12/10/11

Buffalo Chicken Dip

**Can be made gluten free, watch labels on your ingredients
*** if you have guests that have gluten allergies, make a separate dish for them that crackers and other glutens will not be dipped. Make sure people can tell it is gluten free by placing a card or paper napkin nearby with the words GLUTEN FREE.***

We have 20-30 people over for Christmas eve. Fans of this dish request it every year.
 
  • 1 small bottle Ranch Dressing or Blue Cheese Dressing (depending on your taste)
  • 1 container low fat sour cream
  • 1 package low fat cream cheese (brought to room temperature)
  • about 2 cups shredded chicken breast (a large can of chicken works well, but is high in sodium)
  • 1/4 c. buffalo wing/hot sauce (or to taste)
  • 8 oz shredded sharp cheddar cheese
  • pepper to taste

optional: chopped red bell pepper, chopped fresh cilantro

Warm oven to 350 degrees.
Spray a casserole with non-stick spray and set aside.

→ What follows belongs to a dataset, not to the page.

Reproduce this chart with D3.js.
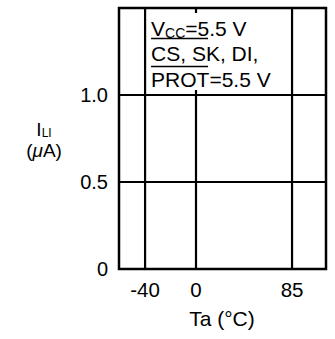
<!DOCTYPE html>
<html>
<head>
<meta charset="utf-8">
<script src="https://cdn.jsdelivr.net/npm/d3@7"></script>
<style>
  body { margin: 0; background: #fff; }
  svg text { font-family: "Liberation Sans", Arial, sans-serif; fill: #000; }
</style>
</head>
<body>
<svg id="chart" width="335" height="339"></svg>
<script>
// chart values
var tempTicks = [-40, 0, 85];          // Ta grid (degC)
var currentTicks = [0, 0.5, 1.0];      // I_LI grid (uA)
var tempDomain = [-60, 110];
var currentDomain = [0, 1.5];
var conditionLines = ["=5.5 V", "CS, SK, DI,", "PROT=5.5 V"];

var margins = { top: 8, left: 119, right: 9, bottom: 70 };
var width = 335 - margins.left - margins.right;
var height = 339 - margins.top - margins.bottom;

var svg = d3.select("#chart");
var g = svg.append("g").attr("transform", `translate(${margins.left},${margins.top})`);

// schematic temperature axis (not to scale in the original)
var xScale = d3.scaleLinear()
  .domain([tempDomain[0], tempTicks[0], tempTicks[1], tempTicks[2], tempDomain[1]])
  .range([0, width * 0.126, width * 0.372, width * 0.836, width]);

var yScale = d3.scaleLinear()
  .domain(currentDomain)
  .range([height, 0]);

// grid
g.selectAll(".vgrid")
  .data(tempTicks)
  .enter().append("line")
  .attr("class", "vgrid")
  .attr("x1", d => xScale(d)).attr("x2", d => xScale(d))
  .attr("y1", 0).attr("y2", height)
  .attr("stroke", "#000").attr("stroke-width", 2.2);

g.selectAll(".hgrid")
  .data(currentTicks.filter(d => d > 0))
  .enter().append("line")
  .attr("class", "hgrid")
  .attr("x1", 0).attr("x2", width)
  .attr("y1", d => yScale(d)).attr("y2", d => yScale(d))
  .attr("stroke", "#000").attr("stroke-width", 2.2);

// tick labels
g.selectAll(".xlab")
  .data(tempTicks)
  .enter().append("text")
  .attr("class", "xlab")
  .attr("x", d => xScale(d))
  .attr("y", height + 28)
  .attr("text-anchor", "middle")
  .attr("font-size", 20.5)
  .text(d => d);

g.selectAll(".ylab")
  .data(currentTicks)
  .enter().append("text")
  .attr("class", "ylab")
  .attr("x", -11)
  .attr("y", d => yScale(d) + 7)
  .attr("text-anchor", "end")
  .attr("font-size", 20)
  .text(d => d === 0 ? "0" : d.toFixed(1));

// axis titles
g.append("text")
  .attr("x", xScale(0) + 26)
  .attr("y", height + 57)
  .attr("text-anchor", "middle")
  .attr("font-size", 21)
  .text("Ta (°C)");

var yt = g.append("text")
  .attr("x", -75)
  .attr("y", 128)
  .attr("text-anchor", "middle")
  .attr("font-size", 19);
yt.append("tspan").text("I");
yt.append("tspan").attr("font-size", 12).attr("dy", 0.5).text("LI");
var yt2 = g.append("text")
  .attr("x", -75)
  .attr("y", 149)
  .attr("text-anchor", "middle")
  .attr("font-size", 19);
yt2.append("tspan").text("(");
yt2.append("tspan").attr("font-style", "italic").text("μ");
yt2.append("tspan").text("A)");

// condition box (white background cuts the 0 gridline)
var boxX = xScale(tempTicks[0]) + 3;
g.append("rect")
  .attr("x", boxX)
  .attr("y", 5)
  .attr("width", xScale(tempTicks[2]) - boxX - 3)
  .attr("height", 77)
  .attr("fill", "#fff");

var tx = boxX + 3;
var t1 = g.append("text").attr("x", tx).attr("y", 28).attr("font-size", 21);
t1.append("tspan").text("V");
t1.append("tspan").attr("font-size", 14).attr("dy", 2).text("CC");
t1.append("tspan").attr("dy", -2).text(conditionLines[0]);

g.append("text").attr("x", tx).attr("y", 53).attr("font-size", 21).text(conditionLines[1]);
g.append("text").attr("x", tx).attr("y", 79).attr("font-size", 21).text(conditionLines[2]);

// overbars
[30.5, 58.5].forEach(function (yy) {
  g.append("line")
    .attr("x1", tx).attr("x2", tx + 57)
    .attr("y1", yy).attr("y2", yy)
    .attr("stroke", "#000").attr("stroke-width", 1.5);
});

// frame
g.append("rect")
  .attr("x", 0).attr("y", 0)
  .attr("width", width).attr("height", height)
  .attr("fill", "none")
  .attr("stroke", "#000").attr("stroke-width", 2.5);
</script>
</body>
</html>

Mix dressing, sour cream, and cream cheese together until well blended. Toss hot sauce and chicken together, add to the cream cheese mixture and stir in. Add 1/2 the shredded cheese, any optional ingredients and the pepper to the mixture and blend. Taste it to see if you like the amount of heat and if needed, add more hot sauce/pepper at this point and blend in. Turn into a casserole dish. Top with remaining cheese.

Place in oven for 10-15 minutes... until the the cheese on top has melted and started to brown.

Serve with cut veggies such as celery, pepper rings, carrot sticks, tortilla chips or crackers, keeping in mind food restrictions if any.